Meeting Mentor Magazine
Meetings Are Driving Business Travel Rebound
Business travel may be lagging the leisure sector post-pandemic, but thanks to conferences, meetings and conventions, it may reach — or even surpass — prepandemic levels by the end of this year.
While the leisure sector bounced back almost immediately after pandemic travel restrictions lifted, business travel has been slower to rebound as companies realize some of those client meetings can be conducted easier and less expensively via video calls. But that’s starting to change, according to a new report by Deloitte.
Almost three-quarters of corporate travel managers say they anticipate their company’s spend on business travel to increase this year, and another 58% predict it will continue to grow next year. While some of that increase is just because the costs associated with travel also are increasing — which is why 50% are seeking cheaper flights and 38% push for their employees to book less expensive hotels — the overall frequency of business trips is also on the rise. Twenty percent of those surveyed said business travelers expect to take 6-10 trips this year, a 5% increase over last year.
The driving factor behind this increase is conferences and trade shows.
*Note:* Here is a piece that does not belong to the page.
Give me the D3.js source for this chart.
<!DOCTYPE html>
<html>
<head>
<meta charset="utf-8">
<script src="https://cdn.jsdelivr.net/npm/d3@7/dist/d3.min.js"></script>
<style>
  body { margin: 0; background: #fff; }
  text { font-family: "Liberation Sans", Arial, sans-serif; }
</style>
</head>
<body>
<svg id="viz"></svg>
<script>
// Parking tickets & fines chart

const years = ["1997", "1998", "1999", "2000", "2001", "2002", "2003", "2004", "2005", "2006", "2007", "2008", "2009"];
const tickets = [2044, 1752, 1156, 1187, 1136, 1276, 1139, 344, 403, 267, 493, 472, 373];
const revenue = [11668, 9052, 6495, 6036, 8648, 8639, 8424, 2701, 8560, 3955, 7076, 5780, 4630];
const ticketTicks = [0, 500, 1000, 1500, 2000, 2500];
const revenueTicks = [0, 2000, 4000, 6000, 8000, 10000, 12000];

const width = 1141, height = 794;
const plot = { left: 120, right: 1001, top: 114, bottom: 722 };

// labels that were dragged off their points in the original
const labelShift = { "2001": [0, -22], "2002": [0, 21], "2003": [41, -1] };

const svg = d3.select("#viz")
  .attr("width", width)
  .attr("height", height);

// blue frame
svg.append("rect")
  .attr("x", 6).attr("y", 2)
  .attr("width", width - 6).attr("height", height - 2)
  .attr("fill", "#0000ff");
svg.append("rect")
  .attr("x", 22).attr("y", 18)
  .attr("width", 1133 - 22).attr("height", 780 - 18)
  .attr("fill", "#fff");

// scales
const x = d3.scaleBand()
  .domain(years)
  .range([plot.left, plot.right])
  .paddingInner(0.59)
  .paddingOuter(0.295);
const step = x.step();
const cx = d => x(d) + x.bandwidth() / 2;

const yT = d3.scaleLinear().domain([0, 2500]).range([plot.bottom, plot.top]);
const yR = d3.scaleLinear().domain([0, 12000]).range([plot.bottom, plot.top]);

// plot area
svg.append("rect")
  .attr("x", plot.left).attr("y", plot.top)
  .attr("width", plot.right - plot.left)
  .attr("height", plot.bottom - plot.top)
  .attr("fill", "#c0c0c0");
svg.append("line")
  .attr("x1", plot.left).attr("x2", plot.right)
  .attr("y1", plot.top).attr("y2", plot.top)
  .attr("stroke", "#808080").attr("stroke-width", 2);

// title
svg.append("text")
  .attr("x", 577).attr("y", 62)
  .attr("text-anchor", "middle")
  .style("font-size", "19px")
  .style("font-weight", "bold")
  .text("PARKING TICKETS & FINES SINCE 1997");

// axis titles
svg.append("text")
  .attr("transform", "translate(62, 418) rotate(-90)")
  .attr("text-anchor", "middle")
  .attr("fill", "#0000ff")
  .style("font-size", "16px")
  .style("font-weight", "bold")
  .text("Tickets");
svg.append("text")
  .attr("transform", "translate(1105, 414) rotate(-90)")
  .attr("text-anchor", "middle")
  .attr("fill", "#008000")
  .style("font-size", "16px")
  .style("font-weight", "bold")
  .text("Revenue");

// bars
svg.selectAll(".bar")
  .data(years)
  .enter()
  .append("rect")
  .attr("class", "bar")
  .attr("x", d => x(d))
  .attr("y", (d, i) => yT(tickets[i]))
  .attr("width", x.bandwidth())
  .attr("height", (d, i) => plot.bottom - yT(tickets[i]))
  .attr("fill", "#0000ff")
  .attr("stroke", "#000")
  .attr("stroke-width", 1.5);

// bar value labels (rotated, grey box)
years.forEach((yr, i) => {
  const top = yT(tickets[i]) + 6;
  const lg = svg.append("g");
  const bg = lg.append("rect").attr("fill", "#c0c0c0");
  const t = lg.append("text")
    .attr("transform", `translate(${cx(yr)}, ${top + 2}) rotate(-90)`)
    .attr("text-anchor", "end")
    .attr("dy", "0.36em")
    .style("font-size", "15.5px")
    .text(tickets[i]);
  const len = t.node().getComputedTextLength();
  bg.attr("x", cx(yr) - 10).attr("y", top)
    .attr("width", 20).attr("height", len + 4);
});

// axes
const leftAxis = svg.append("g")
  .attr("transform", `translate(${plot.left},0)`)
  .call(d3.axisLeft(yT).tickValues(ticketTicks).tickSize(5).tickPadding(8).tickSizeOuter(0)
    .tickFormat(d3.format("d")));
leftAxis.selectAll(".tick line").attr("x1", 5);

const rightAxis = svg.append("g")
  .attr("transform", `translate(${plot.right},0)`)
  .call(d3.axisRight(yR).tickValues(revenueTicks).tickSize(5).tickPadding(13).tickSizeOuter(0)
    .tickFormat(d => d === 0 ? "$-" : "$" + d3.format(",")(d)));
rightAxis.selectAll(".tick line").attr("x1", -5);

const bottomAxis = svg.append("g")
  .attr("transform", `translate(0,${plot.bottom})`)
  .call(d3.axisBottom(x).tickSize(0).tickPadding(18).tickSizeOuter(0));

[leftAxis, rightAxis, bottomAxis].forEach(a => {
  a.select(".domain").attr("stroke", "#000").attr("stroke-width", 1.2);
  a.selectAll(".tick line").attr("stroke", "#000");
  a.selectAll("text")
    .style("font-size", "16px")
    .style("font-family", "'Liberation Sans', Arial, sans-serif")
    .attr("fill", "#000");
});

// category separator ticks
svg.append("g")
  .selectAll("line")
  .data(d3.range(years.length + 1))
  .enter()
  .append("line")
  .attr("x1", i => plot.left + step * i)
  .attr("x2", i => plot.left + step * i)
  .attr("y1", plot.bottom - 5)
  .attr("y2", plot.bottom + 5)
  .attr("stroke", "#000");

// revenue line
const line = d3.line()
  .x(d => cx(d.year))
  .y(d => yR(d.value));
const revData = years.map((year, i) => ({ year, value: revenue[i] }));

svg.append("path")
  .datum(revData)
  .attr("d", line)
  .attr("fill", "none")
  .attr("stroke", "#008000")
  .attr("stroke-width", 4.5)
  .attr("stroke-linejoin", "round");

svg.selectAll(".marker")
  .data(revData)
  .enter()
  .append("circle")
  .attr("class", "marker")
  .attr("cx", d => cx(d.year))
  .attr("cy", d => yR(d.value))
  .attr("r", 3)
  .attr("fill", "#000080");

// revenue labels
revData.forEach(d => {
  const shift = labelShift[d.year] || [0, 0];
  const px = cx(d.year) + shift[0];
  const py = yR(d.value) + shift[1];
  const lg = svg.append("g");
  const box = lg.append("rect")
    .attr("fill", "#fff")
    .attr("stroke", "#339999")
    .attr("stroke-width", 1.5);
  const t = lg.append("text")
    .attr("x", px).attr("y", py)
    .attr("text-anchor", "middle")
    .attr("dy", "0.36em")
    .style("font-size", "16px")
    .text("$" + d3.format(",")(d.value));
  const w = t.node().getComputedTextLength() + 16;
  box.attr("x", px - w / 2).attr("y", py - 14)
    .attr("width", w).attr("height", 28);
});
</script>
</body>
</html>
Sixty-five percent of travel managers cited higher participation at events as the main reason why their teams were traveling more. In fact, more than 60% of business travelers plan to attend at least one show or meeting in 2024. “Industry gatherings, which offer the opportunity to meet with many clients and prospects in a short time, hold an increasingly prominent place on respondents’ agendas,” the report stated. “A quarter of travel managers say that conference attendance was the biggest driver of travel growth in 2023 and expect that to continue in 2024. Half rank conferences among the top two growth drivers. Six in 10 travelers say they expect to travel for a conference in 2024, significantly ahead of all other trip types, in terms of number of travelers.”
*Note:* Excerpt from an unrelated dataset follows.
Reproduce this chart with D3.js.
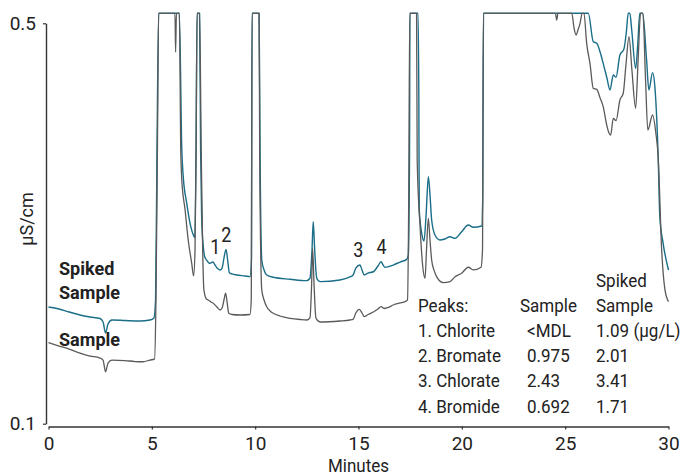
<!DOCTYPE html>
<html>
<head>
<meta charset="utf-8">
<script src="https://cdn.jsdelivr.net/npm/d3@7"></script>
<style>
  html, body { margin: 0; padding: 0; background: #fff; }
  svg text { font-family: Roboto, "Liberation Sans", sans-serif; fill: #222; }
</style>
</head>
<body>
<svg id="chart" width="681" height="476"></svg>
<script>
// ---- Data (time in minutes, conductivity in µS/cm; detector saturates ~0.51) ----
const spikedTime = [0,0.51,1.0,1.52,2.01,2.49,2.64,2.76,2.88,3.07,3.70,4.43,4.91,5.10,5.18,5.25,5.33,6.33,6.45,6.52,6.69,6.85,7.01,7.08,7.14,7.19,7.31,7.36,7.41,7.49,7.56,7.65,7.81,7.95,8.06,8.17,8.30,8.40,8.49,8.59,8.68,8.75,8.88,9.11,9.51,9.75,9.82,9.85,10.19,10.24,10.32,10.43,10.56,10.88,11.69,12.49,12.65,12.75,12.81,12.88,12.98,13.14,14.10,14.58,14.74,14.87,15.07,15.17,15.28,15.46,15.72,15.94,16.09,16.19,16.28,16.68,17.01,17.33,17.41,17.47,17.49,17.88,17.92,17.94,18.06,18.17,18.27,18.38,18.46,18.54,18.70,18.94,19.18,19.43,19.67,19.99,20.31,20.55,20.96,21.01,21.05,26.12,26.36,26.53,26.69,26.84,27.02,27.17,27.33,27.46,27.65,27.84,27.97,28.05,28.13,28.22,28.41,28.51,28.61,28.75,28.94,29.05,29.23,29.34,29.50,29.58,29.74,30.0];
const spikedValue = [0.2166,0.2146,0.2116,0.2086,0.2066,0.2051,0.2016,0.1906,0.1996,0.2036,0.2031,0.2026,0.2036,0.2056,0.2236,0.3734,0.51,0.51,0.3734,0.3468,0.3202,0.3002,0.2885,0.2860,0.3734,0.51,0.51,0.3734,0.3068,0.2768,0.2668,0.2635,0.2602,0.2615,0.2585,0.2552,0.2536,0.2555,0.2655,0.2742,0.2615,0.2508,0.2496,0.2486,0.2476,0.2469,0.2635,0.51,0.51,0.3634,0.2635,0.2536,0.2486,0.2463,0.2443,0.2429,0.2453,0.2735,0.3018,0.2735,0.2453,0.2419,0.2436,0.2466,0.2486,0.2555,0.2585,0.2536,0.2486,0.2505,0.2518,0.2575,0.2618,0.2585,0.2562,0.2585,0.2615,0.2642,0.2685,0.3734,0.51,0.51,0.4233,0.3134,0.2902,0.2825,0.3085,0.3468,0.3285,0.3035,0.2885,0.2835,0.2845,0.2868,0.2852,0.2918,0.2985,0.2962,0.2975,0.3235,0.51,0.51,0.4816,0.48,0.4713,0.46,0.4454,0.4334,0.4484,0.4461,0.4683,0.474,0.4933,0.51,0.51,0.4933,0.455,0.4783,0.51,0.51,0.4633,0.4334,0.4507,0.4367,0.3667,0.3068,0.2802,0.2535];

const sampleTime = [0,0.51,1.0,1.52,2.01,2.49,2.64,2.76,2.88,3.07,3.70,4.19,4.57,4.91,5.13,5.20,5.27,5.33,6.12,6.15,6.19,6.33,6.40,6.45,6.61,6.76,6.93,7.02,7.09,7.14,7.19,7.31,7.39,7.46,7.52,7.65,7.73,7.86,7.97,8.15,8.30,8.40,8.49,8.57,8.66,8.72,8.88,9.27,9.75,9.81,9.85,10.19,10.22,10.32,10.43,10.56,10.72,10.88,11.20,11.69,12.17,12.51,12.65,12.73,12.78,12.85,12.94,13.14,14.10,14.58,14.74,14.87,15.04,15.17,15.28,15.46,15.72,15.94,16.09,16.24,16.38,16.68,17.01,17.25,17.37,17.43,17.48,17.81,17.84,17.98,18.11,18.22,18.29,18.38,18.46,18.54,18.65,18.78,19.10,19.43,19.67,19.99,20.31,20.55,20.93,21.00,21.04,24.53,24.59,24.65,25.32,25.43,25.53,25.62,25.72,25.82,25.91,26.04,26.20,26.36,26.53,26.69,26.84,27.01,27.10,27.20,27.33,27.46,27.65,27.81,27.94,28.09,28.23,28.41,28.53,28.65,28.76,28.89,29.00,29.23,29.39,29.50,29.67,29.83,30.0];
const sampleValue = [0.1809,0.1776,0.1746,0.1706,0.1676,0.1656,0.1636,0.1519,0.1606,0.1636,0.1631,0.1621,0.1619,0.1636,0.1646,0.2236,0.3734,0.51,0.51,0.4713,0.51,0.51,0.3734,0.3435,0.3135,0.2835,0.2602,0.2476,0.2735,0.3734,0.51,0.51,0.3734,0.2735,0.2336,0.2243,0.2236,0.2216,0.2203,0.2166,0.2136,0.2156,0.2236,0.2303,0.2186,0.2103,0.2091,0.2086,0.2091,0.2236,0.51,0.51,0.3634,0.2336,0.2236,0.2169,0.2126,0.2103,0.2076,0.2053,0.2041,0.2036,0.2056,0.2386,0.2752,0.2386,0.2056,0.2016,0.2026,0.2036,0.2043,0.2106,0.2143,0.2106,0.2069,0.2091,0.2116,0.2146,0.2169,0.2151,0.2156,0.2186,0.2206,0.2219,0.2236,0.3235,0.51,0.51,0.3634,0.2968,0.2568,0.2453,0.2735,0.3052,0.2835,0.2635,0.2536,0.2469,0.2409,0.2419,0.2469,0.2503,0.2563,0.2536,0.2563,0.2735,0.51,0.51,0.5033,0.51,0.51,0.4953,0.4883,0.4933,0.5,0.51,0.51,0.48,0.46,0.435,0.434,0.4254,0.4167,0.3984,0.3914,0.3884,0.4051,0.4027,0.4234,0.4301,0.4584,0.4866,0.4533,0.4151,0.4633,0.51,0.51,0.4434,0.3934,0.4084,0.3901,0.3667,0.2735,0.2336,0.2219];

const xTicks = [0, 5, 10, 15, 20, 25, 30];
const yTicks = [0.1, 0.5];

const peakLabels = ["1", "2", "3", "4"];
const peakTimes = [8.07, 8.60, 14.99, 16.11];
const peakLabelValues = [0.2695, 0.2820, 0.2665, 0.2695];

const tablePeaks = ["1. Chlorite", "2. Bromate", "3. Chlorate", "4. Bromide"];
const tableSample = ["<MDL", "0.975", "2.43", "0.692"];
const tableSpiked = ["1.09 (µg/L)", "2.01", "3.41", "1.71"];

// ---- Drawing ----
const svg = d3.select("#chart");
const x = d3.scaleLinear().domain([0, 30]).range([48.5, 668.5]);
const y = d3.scaleLinear().domain([0.1, 0.5]).range([423.7, 23.3]);

const line = d3.line().x(d => x(d[0])).y(d => y(d[1])).curve(d3.curveMonotoneX);
const spiked = spikedTime.map((t, i) => [t, spikedValue[i]]);
const sample = sampleTime.map((t, i) => [t, sampleValue[i]]);

svg.append("path").attr("d", line(spiked)).attr("fill", "none")
  .attr("stroke", "#1a6e88").attr("stroke-width", 1.4).attr("stroke-linejoin", "round");
svg.append("path").attr("d", line(sample)).attr("fill", "none")
  .attr("stroke", "#5a5a5a").attr("stroke-width", 1.3).attr("stroke-linejoin", "round");

// Axes
const yAxis = svg.append("g").attr("transform", "translate(46,0)")
  .call(d3.axisLeft(y).tickValues(yTicks).tickSize(3).tickSizeOuter(0).tickPadding(7).tickFormat(d3.format(".1f")));
const xAxis = svg.append("g").attr("transform", "translate(0,426.5)")
  .call(d3.axisBottom(x).tickValues(xTicks).tickSize(3).tickSizeOuter(0).tickPadding(7));
[yAxis, xAxis].forEach(g => {
  g.select(".domain").attr("stroke", "#333").attr("stroke-width", 1.4);
  g.selectAll(".tick line").attr("stroke", "#333").attr("stroke-width", 1.2);
  g.selectAll("text").attr("font-size", 19).attr("font-family", "Roboto, sans-serif").attr("fill", "#222");
});

// condensed text helper
function label(px, py, str, opts = {}) {
  const sx = opts.sx || 0.92;
  const t = svg.append("text")
    .attr("transform", `translate(${px},${py}) scale(${sx},1)`)
    .attr("font-size", opts.size || 18.5)
    .attr("font-weight", opts.weight || "normal")
    .attr("text-anchor", opts.anchor || "start")
    .text(str);
  return t;
}

svg.append("text").attr("transform", "translate(33,219) rotate(-90)")
  .attr("text-anchor", "middle").attr("font-size", 18).text("µS/cm");
label(358.5, 472, "Minutes", {anchor: "middle", size: 18.5});

// Trace labels
label(59, 275, "Spiked", {weight: "bold", size: 19, sx: 0.95});
label(59, 299, "Sample", {weight: "bold", size: 19, sx: 0.95});
label(59, 346, "Sample", {weight: "bold", size: 19, sx: 0.95});

// Peak labels
peakLabels.forEach((d, i) => {
  label(x(peakTimes[i]), y(peakLabelValues[i]), d, {anchor: "middle", size: 19.5});
});

// Table
const tx1 = 418, tx2 = 520, tx3 = 596, ty0 = 311.7, rowH = 25.2;
label(tx3, 286.5, "Spiked");
label(tx1, ty0, "Peaks:");
label(tx2, ty0, "Sample");
label(tx3, ty0, "Sample");
tablePeaks.forEach((p, i) => {
  const yy = ty0 + rowH * (i + 1);
  label(tx1, yy, p);
  label(tx2 + 7, yy, tableSample[i]);
  label(tx3, yy, tableSpiked[i]);
});
</script>
</body>
</html>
As Craig Smith, CEO of Plano, Texas-based Aimbridge Hospitality, said during a panel at ALIS Summer Update in Dallas, “The fastest tide that’s coming in, obviously, is group. It’s been great. Incentive group bookings are doing very well because the economy’s doing well… Big association groups are booking, and they’re booking further out. It was a little bit of waiting and seeing with them,” he said. “With business travel, the tides are coming in, but they are coming in slower.”
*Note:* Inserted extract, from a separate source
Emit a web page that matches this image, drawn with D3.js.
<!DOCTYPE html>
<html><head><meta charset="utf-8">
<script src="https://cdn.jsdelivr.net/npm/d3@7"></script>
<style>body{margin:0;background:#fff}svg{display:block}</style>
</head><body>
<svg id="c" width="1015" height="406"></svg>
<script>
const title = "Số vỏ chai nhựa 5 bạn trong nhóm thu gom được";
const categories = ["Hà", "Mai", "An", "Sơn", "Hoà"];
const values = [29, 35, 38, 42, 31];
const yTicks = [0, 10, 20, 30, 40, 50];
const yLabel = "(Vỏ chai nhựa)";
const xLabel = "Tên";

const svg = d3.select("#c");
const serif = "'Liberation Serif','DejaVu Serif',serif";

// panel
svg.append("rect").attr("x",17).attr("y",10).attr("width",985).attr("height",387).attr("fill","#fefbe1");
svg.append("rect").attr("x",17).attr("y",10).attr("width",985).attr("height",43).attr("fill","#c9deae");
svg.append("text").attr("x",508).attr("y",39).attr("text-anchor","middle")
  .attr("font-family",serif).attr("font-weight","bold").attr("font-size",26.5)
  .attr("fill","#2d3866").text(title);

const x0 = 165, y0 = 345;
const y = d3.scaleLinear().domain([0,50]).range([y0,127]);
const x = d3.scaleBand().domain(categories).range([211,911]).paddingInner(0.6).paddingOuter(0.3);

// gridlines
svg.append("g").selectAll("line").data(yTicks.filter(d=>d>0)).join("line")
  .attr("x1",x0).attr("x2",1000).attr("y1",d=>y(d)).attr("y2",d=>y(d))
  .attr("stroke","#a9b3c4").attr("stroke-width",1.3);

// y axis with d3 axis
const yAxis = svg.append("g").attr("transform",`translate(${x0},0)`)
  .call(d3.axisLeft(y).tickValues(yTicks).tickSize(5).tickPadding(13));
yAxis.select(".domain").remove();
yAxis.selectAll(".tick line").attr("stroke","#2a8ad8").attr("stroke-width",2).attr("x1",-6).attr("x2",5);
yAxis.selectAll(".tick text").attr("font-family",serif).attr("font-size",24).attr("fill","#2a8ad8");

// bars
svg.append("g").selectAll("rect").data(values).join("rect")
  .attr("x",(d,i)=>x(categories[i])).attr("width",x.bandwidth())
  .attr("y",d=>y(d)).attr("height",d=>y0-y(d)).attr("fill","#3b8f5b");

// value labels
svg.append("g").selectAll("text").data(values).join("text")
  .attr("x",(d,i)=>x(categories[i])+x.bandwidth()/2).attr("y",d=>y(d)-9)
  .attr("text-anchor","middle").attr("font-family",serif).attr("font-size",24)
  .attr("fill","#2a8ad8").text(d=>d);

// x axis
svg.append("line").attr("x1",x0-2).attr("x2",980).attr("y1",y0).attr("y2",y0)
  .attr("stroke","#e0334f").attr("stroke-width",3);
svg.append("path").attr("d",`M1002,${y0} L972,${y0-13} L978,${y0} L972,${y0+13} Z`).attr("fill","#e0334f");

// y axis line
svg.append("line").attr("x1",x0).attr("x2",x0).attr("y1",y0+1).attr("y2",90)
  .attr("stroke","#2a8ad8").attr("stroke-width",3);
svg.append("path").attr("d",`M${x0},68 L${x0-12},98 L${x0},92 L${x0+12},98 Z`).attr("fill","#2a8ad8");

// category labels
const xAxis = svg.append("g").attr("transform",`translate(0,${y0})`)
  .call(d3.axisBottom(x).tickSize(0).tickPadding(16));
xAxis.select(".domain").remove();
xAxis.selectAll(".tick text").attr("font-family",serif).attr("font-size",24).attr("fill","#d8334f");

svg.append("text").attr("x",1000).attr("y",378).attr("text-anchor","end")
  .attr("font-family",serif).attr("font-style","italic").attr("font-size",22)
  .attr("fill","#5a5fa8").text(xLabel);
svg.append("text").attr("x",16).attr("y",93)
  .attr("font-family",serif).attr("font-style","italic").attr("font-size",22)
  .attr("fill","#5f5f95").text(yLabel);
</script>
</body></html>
When it comes to frequency, however, just 13% said they travel for meetings/conferences at least once per month. The most common non-conference-related business travel that is increasing in frequency more than meeting attendance is for client project work, which 23% said was good for travel at least once per month, and sales/client relationship building, cited by another 21%. Business travel managers are looking to both those high-frequency trips and the high-incidence conference travel as the two top drivers for increased spend.
This jibes with the results of the 16th annual edition of the GBTA Business Travel Index Outlook, which found the most common answer given by 4,100 business travelers from 28 global markets when asked the purpose of their most recent business trip was seminars and training, followed by conventions and conferences.
The biggest hinderances to business travel, corporate travel managers told Deloitte, were budget constraints, cited by 57%, followed by high airfare (44%) and high hotel rates (40%). The American Hotel & Lodging Association’s 2024 forecast projects 2024 average daily rate increases of 3% versus 2023 and 22% versus 2019. Average U.S. domestic airfare in 2023 was up 8.5% versus 2019.